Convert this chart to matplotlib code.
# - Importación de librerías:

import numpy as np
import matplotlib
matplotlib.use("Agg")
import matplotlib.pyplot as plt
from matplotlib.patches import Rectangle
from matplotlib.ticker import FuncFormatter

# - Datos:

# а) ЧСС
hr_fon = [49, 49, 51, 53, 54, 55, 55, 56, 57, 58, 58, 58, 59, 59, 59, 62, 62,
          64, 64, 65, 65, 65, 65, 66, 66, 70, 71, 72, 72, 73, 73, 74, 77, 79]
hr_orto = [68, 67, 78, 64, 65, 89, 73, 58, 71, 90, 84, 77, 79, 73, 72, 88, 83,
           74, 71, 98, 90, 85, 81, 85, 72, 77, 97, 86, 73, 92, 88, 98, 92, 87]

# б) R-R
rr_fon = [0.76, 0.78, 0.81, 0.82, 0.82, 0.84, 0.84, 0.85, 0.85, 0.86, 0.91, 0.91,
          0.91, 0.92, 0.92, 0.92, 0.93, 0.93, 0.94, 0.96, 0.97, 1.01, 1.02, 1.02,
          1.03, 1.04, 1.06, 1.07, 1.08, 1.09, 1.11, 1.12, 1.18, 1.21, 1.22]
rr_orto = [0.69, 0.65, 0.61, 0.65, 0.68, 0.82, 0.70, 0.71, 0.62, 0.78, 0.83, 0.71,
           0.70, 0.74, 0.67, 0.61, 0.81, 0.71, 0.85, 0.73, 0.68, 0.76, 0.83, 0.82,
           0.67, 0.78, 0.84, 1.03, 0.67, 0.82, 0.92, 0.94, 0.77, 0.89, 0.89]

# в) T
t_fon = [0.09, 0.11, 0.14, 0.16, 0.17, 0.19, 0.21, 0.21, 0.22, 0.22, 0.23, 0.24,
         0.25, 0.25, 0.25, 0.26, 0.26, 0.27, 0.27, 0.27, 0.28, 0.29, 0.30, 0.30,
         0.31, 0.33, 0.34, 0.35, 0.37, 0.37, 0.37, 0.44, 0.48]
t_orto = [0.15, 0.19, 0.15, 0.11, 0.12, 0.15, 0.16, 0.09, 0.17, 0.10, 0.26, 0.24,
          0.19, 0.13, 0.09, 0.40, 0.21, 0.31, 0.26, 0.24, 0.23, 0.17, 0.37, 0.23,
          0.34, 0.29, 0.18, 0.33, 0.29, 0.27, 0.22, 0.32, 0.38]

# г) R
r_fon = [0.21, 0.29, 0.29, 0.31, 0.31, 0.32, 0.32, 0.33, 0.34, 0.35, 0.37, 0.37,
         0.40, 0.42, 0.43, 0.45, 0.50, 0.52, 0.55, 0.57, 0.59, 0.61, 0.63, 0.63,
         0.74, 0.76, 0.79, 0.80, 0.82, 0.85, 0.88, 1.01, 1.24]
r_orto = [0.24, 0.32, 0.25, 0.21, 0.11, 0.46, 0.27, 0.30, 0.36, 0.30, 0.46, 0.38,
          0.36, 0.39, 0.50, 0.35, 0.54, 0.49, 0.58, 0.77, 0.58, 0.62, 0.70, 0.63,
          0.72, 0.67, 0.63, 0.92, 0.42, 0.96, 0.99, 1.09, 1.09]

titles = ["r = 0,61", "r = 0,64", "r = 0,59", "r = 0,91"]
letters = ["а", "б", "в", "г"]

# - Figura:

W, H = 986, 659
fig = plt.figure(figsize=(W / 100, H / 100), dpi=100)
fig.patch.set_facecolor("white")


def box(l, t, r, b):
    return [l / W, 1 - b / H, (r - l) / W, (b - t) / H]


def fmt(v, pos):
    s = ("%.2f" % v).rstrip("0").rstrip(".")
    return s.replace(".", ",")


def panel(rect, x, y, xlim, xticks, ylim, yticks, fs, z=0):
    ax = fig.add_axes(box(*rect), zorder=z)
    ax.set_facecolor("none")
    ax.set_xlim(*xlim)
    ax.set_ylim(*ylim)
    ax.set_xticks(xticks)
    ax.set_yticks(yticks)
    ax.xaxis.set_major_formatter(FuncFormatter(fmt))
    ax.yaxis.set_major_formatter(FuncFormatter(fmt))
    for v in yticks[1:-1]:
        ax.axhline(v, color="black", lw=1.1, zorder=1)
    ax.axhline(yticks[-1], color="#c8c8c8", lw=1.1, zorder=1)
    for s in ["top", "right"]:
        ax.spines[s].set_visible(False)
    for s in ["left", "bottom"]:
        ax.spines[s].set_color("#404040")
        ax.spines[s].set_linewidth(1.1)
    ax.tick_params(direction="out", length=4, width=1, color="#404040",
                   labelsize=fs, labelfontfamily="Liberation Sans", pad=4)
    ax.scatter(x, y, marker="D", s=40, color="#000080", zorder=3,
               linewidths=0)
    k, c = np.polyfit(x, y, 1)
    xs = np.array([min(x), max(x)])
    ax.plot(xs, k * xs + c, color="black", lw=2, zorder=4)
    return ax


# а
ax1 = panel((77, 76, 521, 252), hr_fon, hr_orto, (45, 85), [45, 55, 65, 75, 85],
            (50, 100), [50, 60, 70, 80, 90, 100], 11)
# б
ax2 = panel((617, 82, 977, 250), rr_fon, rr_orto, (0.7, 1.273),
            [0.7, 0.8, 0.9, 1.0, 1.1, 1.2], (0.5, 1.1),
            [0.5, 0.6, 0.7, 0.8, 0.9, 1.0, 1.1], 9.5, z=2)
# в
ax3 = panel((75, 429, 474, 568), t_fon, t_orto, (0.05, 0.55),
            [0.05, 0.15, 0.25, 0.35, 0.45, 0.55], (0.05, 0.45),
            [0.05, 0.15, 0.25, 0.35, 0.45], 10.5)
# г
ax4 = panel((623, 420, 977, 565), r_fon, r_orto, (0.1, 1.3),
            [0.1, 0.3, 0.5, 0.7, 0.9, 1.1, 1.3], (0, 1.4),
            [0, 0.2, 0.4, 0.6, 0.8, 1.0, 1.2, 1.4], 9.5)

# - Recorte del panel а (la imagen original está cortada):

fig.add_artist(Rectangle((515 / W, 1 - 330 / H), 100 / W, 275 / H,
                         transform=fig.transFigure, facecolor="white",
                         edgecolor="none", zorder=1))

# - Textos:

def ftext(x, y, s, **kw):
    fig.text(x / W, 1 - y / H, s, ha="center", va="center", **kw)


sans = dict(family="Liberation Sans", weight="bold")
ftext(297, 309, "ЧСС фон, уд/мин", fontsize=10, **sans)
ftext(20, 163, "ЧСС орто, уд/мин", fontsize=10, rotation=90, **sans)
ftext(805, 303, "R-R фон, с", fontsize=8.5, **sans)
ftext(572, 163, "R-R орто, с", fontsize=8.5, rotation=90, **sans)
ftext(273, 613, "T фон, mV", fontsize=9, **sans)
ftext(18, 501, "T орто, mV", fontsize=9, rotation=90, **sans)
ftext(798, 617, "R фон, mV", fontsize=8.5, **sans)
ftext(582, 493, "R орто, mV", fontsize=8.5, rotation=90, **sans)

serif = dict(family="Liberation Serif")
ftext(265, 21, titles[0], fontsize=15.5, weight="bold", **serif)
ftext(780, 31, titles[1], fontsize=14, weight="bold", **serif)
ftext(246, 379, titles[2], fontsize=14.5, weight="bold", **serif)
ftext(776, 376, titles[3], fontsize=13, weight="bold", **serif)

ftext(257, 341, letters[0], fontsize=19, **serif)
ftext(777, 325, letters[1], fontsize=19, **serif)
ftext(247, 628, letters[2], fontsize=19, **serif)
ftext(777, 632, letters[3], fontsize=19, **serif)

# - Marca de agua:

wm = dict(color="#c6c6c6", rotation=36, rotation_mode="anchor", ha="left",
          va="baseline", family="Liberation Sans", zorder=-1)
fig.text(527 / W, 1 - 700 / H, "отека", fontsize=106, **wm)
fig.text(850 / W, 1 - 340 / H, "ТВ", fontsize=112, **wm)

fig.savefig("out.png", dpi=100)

+++++

[PROBLEM STATEMENT]
What is needed is an exact copy of the lines from the start of the listing through the line where "0.77, 0.89, 0.89]" sits, please, both end lines included and nothing more.

[EXERCISE SOLUTION]
Convert this chart to matplotlib code.
# - Importación de librerías:

import numpy as np
import matplotlib
matplotlib.use("Agg")
import matplotlib.pyplot as plt
from matplotlib.patches import Rectangle
from matplotlib.ticker import FuncFormatter

# - Datos:

# а) ЧСС
hr_fon = [49, 49, 51, 53, 54, 55, 55, 56, 57, 58, 58, 58, 59, 59, 59, 62, 62,
          64, 64, 65, 65, 65, 65, 66, 66, 70, 71, 72, 72, 73, 73, 74, 77, 79]
hr_orto = [68, 67, 78, 64, 65, 89, 73, 58, 71, 90, 84, 77, 79, 73, 72, 88, 83,
           74, 71, 98, 90, 85, 81, 85, 72, 77, 97, 86, 73, 92, 88, 98, 92, 87]

# б) R-R
rr_fon = [0.76, 0.78, 0.81, 0.82, 0.82, 0.84, 0.84, 0.85, 0.85, 0.86, 0.91, 0.91,
          0.91, 0.92, 0.92, 0.92, 0.93, 0.93, 0.94, 0.96, 0.97, 1.01, 1.02, 1.02,
          1.03, 1.04, 1.06, 1.07, 1.08, 1.09, 1.11, 1.12, 1.18, 1.21, 1.22]
rr_orto = [0.69, 0.65, 0.61, 0.65, 0.68, 0.82, 0.70, 0.71, 0.62, 0.78, 0.83, 0.71,
           0.70, 0.74, 0.67, 0.61, 0.81, 0.71, 0.85, 0.73, 0.68, 0.76, 0.83, 0.82,
           0.67, 0.78, 0.84, 1.03, 0.67, 0.82, 0.92, 0.94, 0.77, 0.89, 0.89]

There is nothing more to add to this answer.